All’s well that ends well – 2.5 years post op and my stomach feels better than it ever felt before surgery. I didn’t realize how much chronic abdominal pain I was having until I experienced what a “normal” belly feels like! Thanks for sharing your story – I hope it leads to more people being aware of this diagnosis and seeking to get confirmation of it before it becomes an emergency.

Valerie December 26, 2019, 9:28 pm

Hi! I know this is an older post but I’m curious if others had problems with doctors taking this condition seriously? It seems like most of the posts were taken to surgery quickly after diagnosis. I went to the ER with extreme RUQ pain in March. They did an ultrasound and said I had a huge gallstone shadow. A month later I had my gallbladder out with only small stones and the surgeon said my Cecum was unattached and folded up onto the ascending colon. He told me to increase fiber. I had multiple follow ups with him due to the pain and eventually felt like I was getting nowhere (probably because he took my gallbladder purely for profit) a few months went by and I finally call my family dr to get a GI referral. He said my operation report didn’t mention my cecum that he could find and he thought seeing GI would be a waste of time. I insisted on having a GI consult. he did the request telling me they were just going to tell me it was constitution related. I’ve never even heard of a floppy/mobile cecum until my gallbladder post op. Where else would I get this information? I’m frustrated! Lucky I haven’t had a bad experience since my ER visit but I’ve had a lot of uncomfortable days, like I’ve been hit in the stomach!! I left my doctor today almost in tears, thinking I’m crazy!! Hopefully GI goes better. I live in a fairly small town. Maybe I need to go to a bigger hospital where they’ve seen this before?

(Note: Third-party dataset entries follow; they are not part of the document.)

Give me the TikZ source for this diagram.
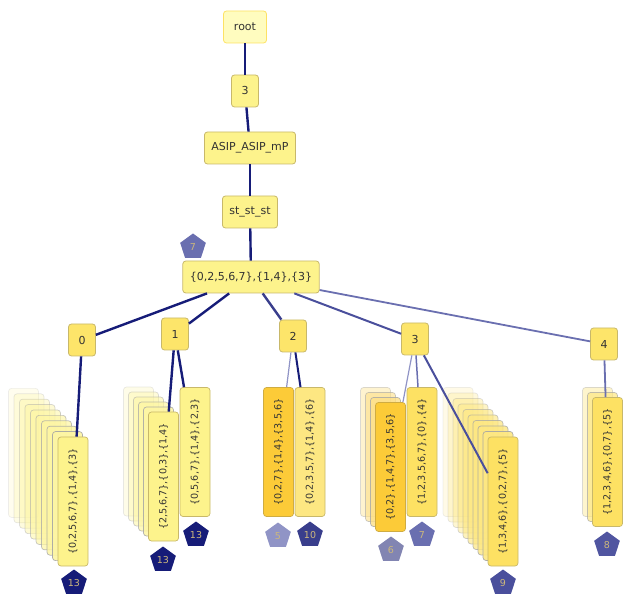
\documentclass[tikz,border=0pt]{standalone}
\usepackage{fontspec}
\setmainfont{DejaVu Sans}
\usepackage{xcolor}
\usepackage{tikz}
\usetikzlibrary{shapes.geometric}

\definecolor{boxfill}{HTML}{FDF38C}
\definecolor{boxline}{HTML}{C8B86A}
\definecolor{numfill}{HTML}{FDE56A}
\definecolor{deepfill}{HTML}{FDE163}
\definecolor{orangefill}{HTML}{FCCB38}
\definecolor{navy}{HTML}{161C78}
\definecolor{midblue}{HTML}{4A4F9C}
\definecolor{softblue}{HTML}{6A6FB0}
\definecolor{paleblue}{HTML}{9094C6}
\definecolor{pentext}{HTML}{CDB87C}

\begin{document}
\begin{tikzpicture}[x=1pt,y=-1pt,
    box/.style={draw=boxline,fill=boxfill,rounded corners=3pt,line width=0.8pt,
      text=black!80,font=\fontsize{11}{12}\selectfont,minimum height=32pt,inner xsep=7pt},
    num/.style={box,fill=numfill,minimum width=27pt},
    leaf/.style={draw=boxline,fill=boxfill,rounded corners=3pt,line width=0.7pt,rotate=90,
      text=black!80,font=\fontsize{9.6}{10}\selectfont,minimum width=129pt,minimum height=30pt,inner sep=1pt},
    ghost/.style={leaf,draw=black!35,fill=boxfill!80!white,draw opacity=#1,fill opacity=#1},
    pent/.style={regular polygon,regular polygon sides=5,inner sep=0pt,minimum size=27pt,
      fill=#1,text=pentext,font=\fontsize{9.5}{10}\selectfont},
    edge/.style={draw=#1,line width=2.4pt},
  ]
  \useasboundingbox (0,0) rectangle (624,601);

  % upper chain
  \node[box,fill=yellow!25,draw=yellow!70!orange!60,minimum width=43pt,inner xsep=5pt] (root) at (245,27) {root};
  \node[num,fill=boxfill] (k3) at (245,91) {3};
  \node[box] (asip) at (250,148) {ASIP\_ASIP\_mP};
  \node[box] (st) at (250,212) {st\_st\_st};
  \node[box] (set) at (251,277) {\{0,2,5,6,7\},\{1,4\},\{3\}};
  \node[pent=softblue] (p7top) at (193,247) {7};

  % second level
  \node[num] (n0) at (82,340) {0};
  \node[num] (n1) at (175,334) {1};
  \node[num] (n2) at (293,336) {2};
  \node[num] (n3) at (415,339) {3};
  \node[num] (n4) at (604,344) {4};

  \draw[edge=navy] (root) -- (k3);
  \draw[edge=navy] (k3) -- (asip);
  \draw[edge=navy] (asip) -- (st);
  \draw[edge=navy] (st) -- (set);
  \draw[edge=navy] (set) -- (n0);
  \draw[edge=navy] (set) -- (n1);
  \draw[edge=navy!85!white] (set) -- (n2);
  \draw[edge=midblue,line width=2pt] (set) -- (n3);
  \draw[edge=softblue,line width=1.8pt] (set) -- (n4);

  % stacks of ghosts
  \foreach \i in {9,...,1}
    \node[ghost={1-0.09*\i}] (ga\i) at ({73-5.5*\i},{501.5-5.4*\i}) {};
  \foreach \i in {5,...,1}
    \node[ghost={1-0.15*\i}] (gb\i) at ({163.5-5*\i},{476.5-5*\i}) {};
  \foreach \i in {3,...,1}
    \node[ghost={1-0.2*\i},fill=orangefill!60!white] (gc\i) at ({390.5-5*\i},{467-5*\i}) {};
  \foreach \i in {9,...,1}
    \node[ghost={1-0.09*\i},fill=deepfill!80!white] (gd\i) at ({503-5*\i},{501.5-5.5*\i}) {};
  \foreach \i in {2,...,1}
    \node[ghost={1-0.3*\i},fill=deepfill!80!white] (ge\i) at ({607.5-5*\i},{462-5*\i}) {};

  % leaves
  \node[leaf] (la) at (73,501.5) {\{0,2,5,6,7\},\{1,4\},\{3\}};
  \node[leaf] (lb) at (163.5,476.5) {\{2,5,6,7\},\{0,3\},\{1,4\}};
  \node[leaf] (lb2) at (195,452) {\{0,5,6,7\},\{1,4\},\{2,3\}};
  \node[leaf,fill=orangefill,draw=orangefill!80!black!90] (lc) at (278.5,452) {\{0,2,7\},\{1,4\},\{3,5,6\}};
  \node[leaf,fill=deepfill!80!white] (lc2) at (310,452) {\{0,2,3,5,7\},\{1,4\},\{6\}};
  \node[leaf,fill=orangefill,draw=orangefill!80!black!90] (ld) at (390.5,467) {\{0,2\},\{1,4,7\},\{3,5,6\}};
  \node[leaf,fill=deepfill] (ld2) at (422,452) {\{1,2,3,5,6,7\},\{0\},\{4\}};
  \node[leaf,fill=deepfill] (le) at (503,501.5) {\{1,3,4,6\},\{0,2,7\},\{5\}};
  \node[leaf,fill=deepfill] (lf) at (607.5,462) {\{1,2,3,4,6\},\{0,7\},\{5\}};

  \draw[edge=navy] (n0) -- (la);
  \draw[edge=navy] (n1) -- (lb);
  \draw[edge=navy] (n1) -- (lb2);
  \draw[edge=paleblue,line width=1.2pt] (n2) -- (lc);
  \draw[edge=navy,line width=2pt] (n2) -- (lc2);
  \draw[edge=paleblue,line width=1.2pt] (n3) -- (ld);
  \draw[edge=softblue,line width=1.5pt] (n3) -- (ld2);
  \draw[edge=midblue,line width=2pt] (n3) -- (le);
  \draw[edge=softblue,line width=1.8pt] (n4) -- (lf);

  % scores
  \node[pent=navy] (sa) at (74,583) {13};
  \node[pent=navy] (sb) at (163,560) {13};
  \node[pent=navy] (sb2) at (196,535) {13};
  \node[pent=paleblue] (sc) at (278,536) {5};
  \node[pent=navy!85!white] (sc2) at (310,535) {10};
  \node[pent=paleblue!90!black] (sd) at (391,550) {6};
  \node[pent=softblue] (sd2) at (422,535) {7};
  \node[pent=midblue] (se) at (503,583) {9};
  \node[pent=midblue!80!softblue] (sf) at (607,545) {8};
\end{tikzpicture}
\end{document}
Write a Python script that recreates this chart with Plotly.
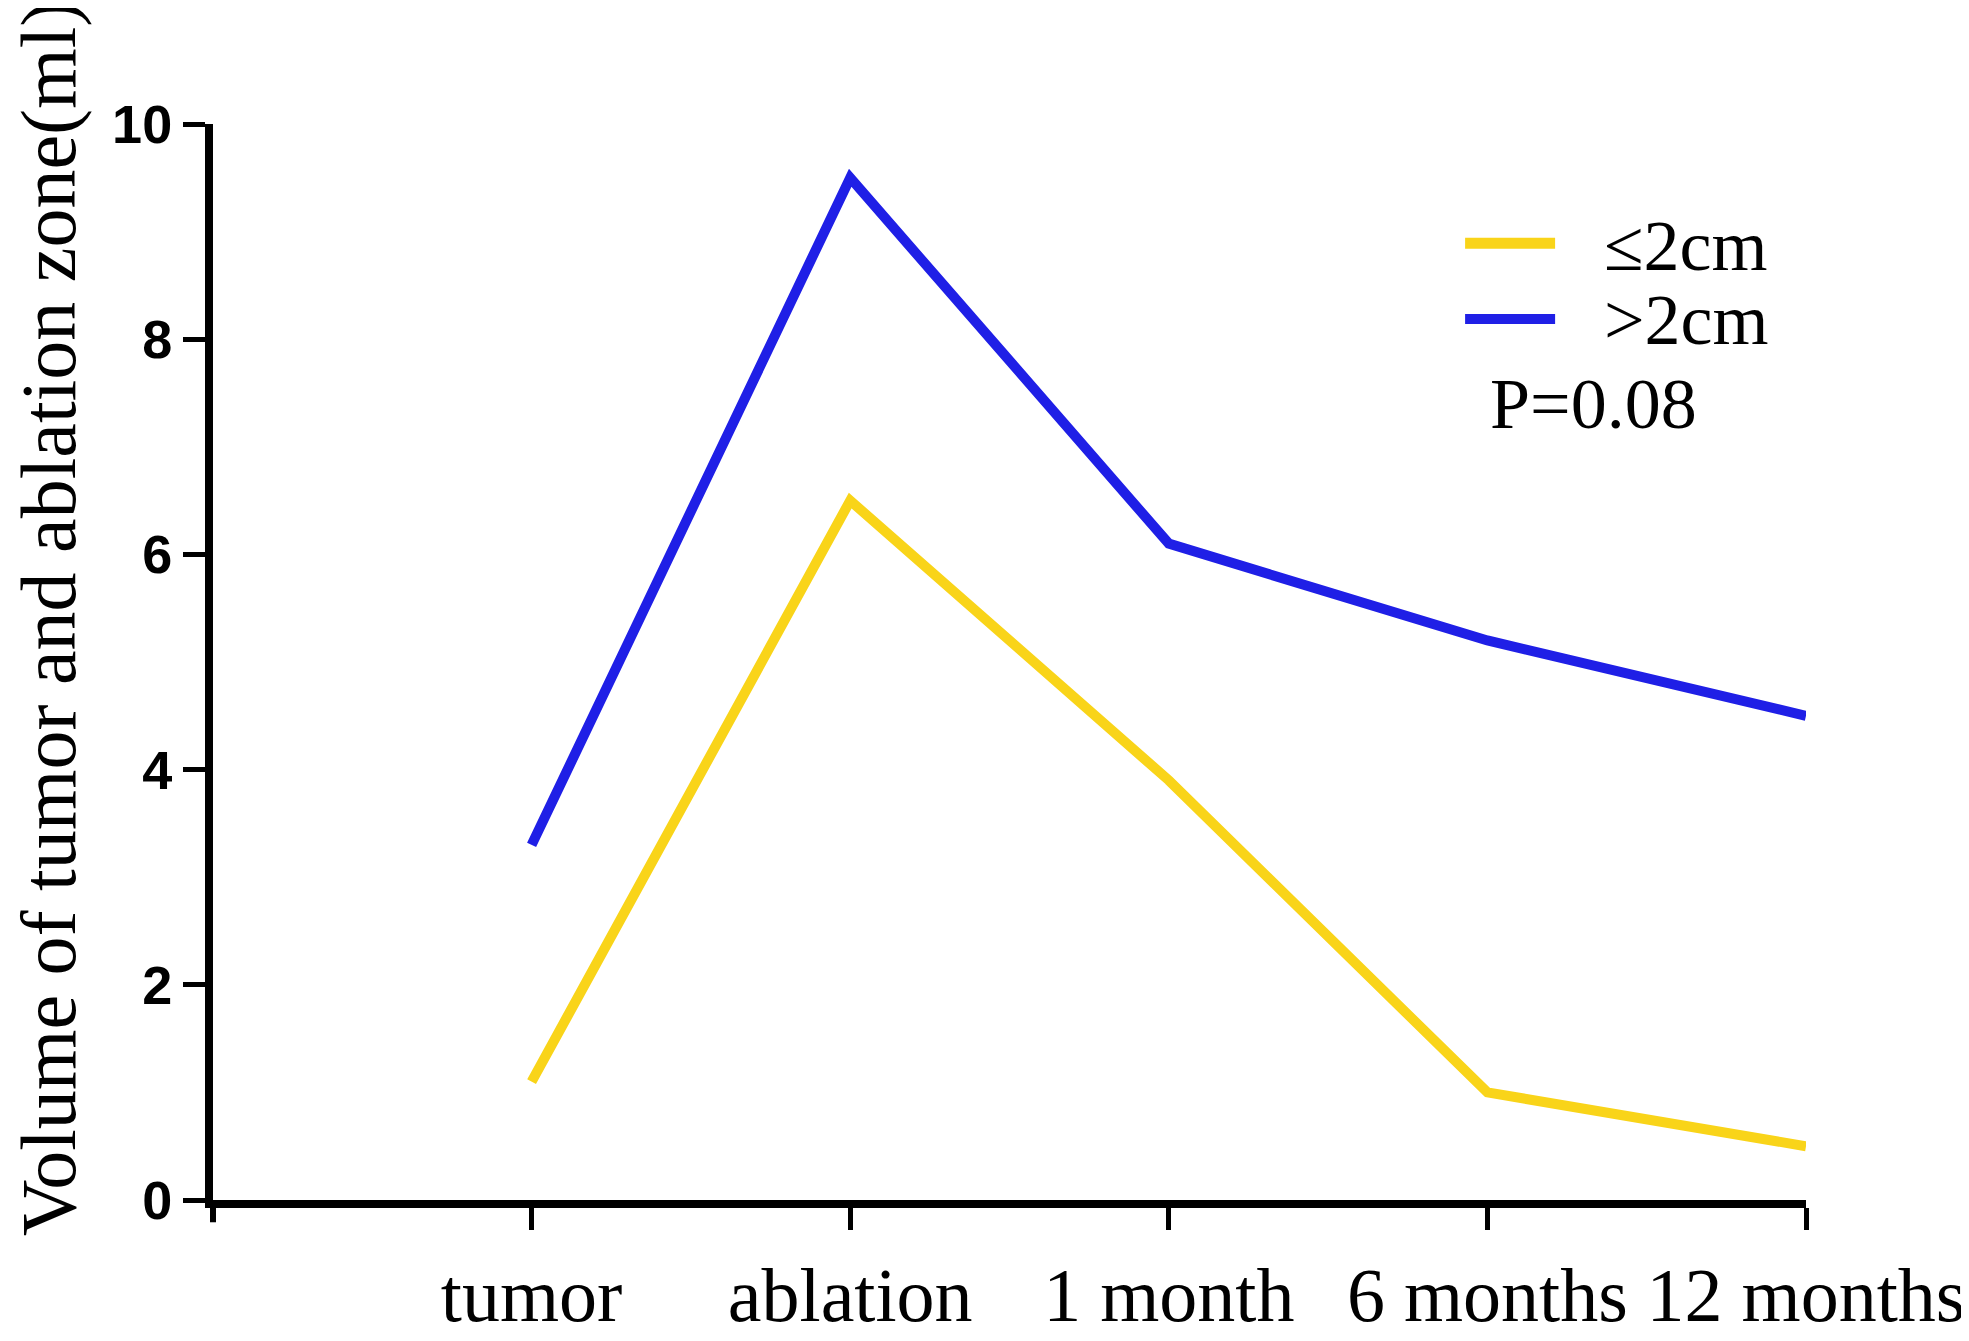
import plotly.graph_objects as go

# ---- data ----
time_points = ["tumor", "ablation", "1 month", "6 months", "12 months"]
small_name = "≤2cm"
small_volume = [1.1, 6.5, 3.9, 1.0, 0.5]
large_name = ">2cm"
large_volume = [3.3, 9.5, 6.1, 5.2, 4.5]
p_text = "P=0.08"
y_ticks = [0, 2, 4, 6, 8, 10]
y_title = "Volume of tumor and ablation zone(ml)"

YELLOW = "#f9d419"
BLUE = "#1f1fe6"
SERIF = "Liberation Serif, Times New Roman, serif"
SANS = "Liberation Sans, Arial, sans-serif"

fig = go.Figure()

fig.add_trace(go.Scatter(x=time_points, y=small_volume, mode="lines",
                         name=small_name, line=dict(color=YELLOW, width=10)))
fig.add_trace(go.Scatter(x=time_points, y=large_volume, mode="lines",
                         name=large_name, line=dict(color=BLUE, width=10)))

fig.update_xaxes(
    type="category", range=[-1, len(time_points) - 1],
    showline=True, linecolor="black", linewidth=8,
    ticks="outside", ticklen=22, tickwidth=5, tickcolor="black",
    tickfont=dict(family=SERIF, size=76, color="black"),
    showgrid=False, zeroline=False,
)
fig.update_yaxes(
    range=[0, 10], tickvals=y_ticks,
    showline=True, linecolor="black", linewidth=8,
    ticks="outside", ticklen=22, tickwidth=5, tickcolor="black",
    tickfont=dict(family=SANS, size=54, color="black", weight="bold"),
    showgrid=False, zeroline=False,
)

# hand-made legend: sample lines + labels
shapes = [
    dict(type="line", xref="paper", yref="paper", x0=0.786, x1=0.8425, y0=0.8891, y1=0.8891,
         line=dict(color=YELLOW, width=11)),
    dict(type="line", xref="paper", yref="paper", x0=0.786, x1=0.8425, y0=0.8188, y1=0.8188,
         line=dict(color=BLUE, width=10)),
    # tick at the origin of the x axis (runs below the corner)
    dict(type="line", xref="paper", yref="paper", x0=0, x1=0, y0=0, y1=-0.0207,
         line=dict(color="black", width=6)),
]

annotations = [
    dict(text=small_name, xref="paper", yref="paper", x=0.872, y=0.8864,
         xanchor="left", yanchor="middle", showarrow=False,
         font=dict(family=SERIF, size=72, color="black")),
    dict(text=large_name, xref="paper", yref="paper", x=0.872, y=0.8179,
         xanchor="left", yanchor="middle", showarrow=False,
         font=dict(family=SERIF, size=72, color="black")),
    dict(text=p_text, xref="paper", yref="paper", x=0.8005, y=0.7394,
         xanchor="left", yanchor="middle", showarrow=False,
         font=dict(family=SERIF, size=72, color="black")),
    dict(text=y_title, xref="paper", yref="paper", x=-0.1317, y=0.5405,
         xanchor="left", yanchor="middle", textangle=-90, showarrow=False,
         font=dict(family=SERIF, size=78, color="black")),
]

fig.update_layout(
    width=1969, height=1341,
    margin=dict(l=205, r=170, t=116, b=116),
    paper_bgcolor="white", plot_bgcolor="white",
    showlegend=False,
    shapes=shapes, annotations=annotations,
)

fig.write_html("out.html")
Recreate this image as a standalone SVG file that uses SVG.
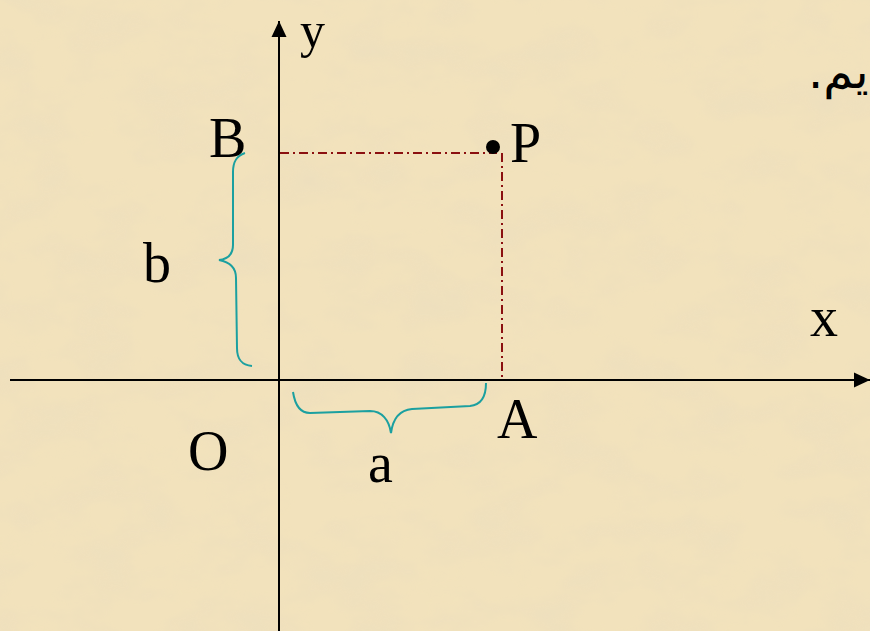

Annie February 4, 2020, 2:44 pm

My mom has been diagnosed with this 3 years ago, she was 55. She had her gallbladder removed then she started having even more pain. Apparently the gallbladder removal left space for her cecum to move into. At this point she has episodes regularly. Lots of vomiting and diarrhea. But her Dr has said wait until it’s unbearable and go to ER. Then they would consider surgery. She doesn’t have good insurance and very little extra income to pay for such a surgery. It’s so frustrating that they don’t see this important enough to perform the surgery as preventative measure. I know she is scared to lose any portion of her intestines but from this post that seems to be best option. Thanks for all this information, it has been very helpful to us both.

Serene Cook October 26, 2020, 3:24 am

Thank you. I had emergency surgery 2.5 weeks ago for cecal volvulus. It came out of nowhere. What resonated with me is I could always feel things moving in my stomach. I’m still in a bit of shock from the ordeal. I appreciate your story.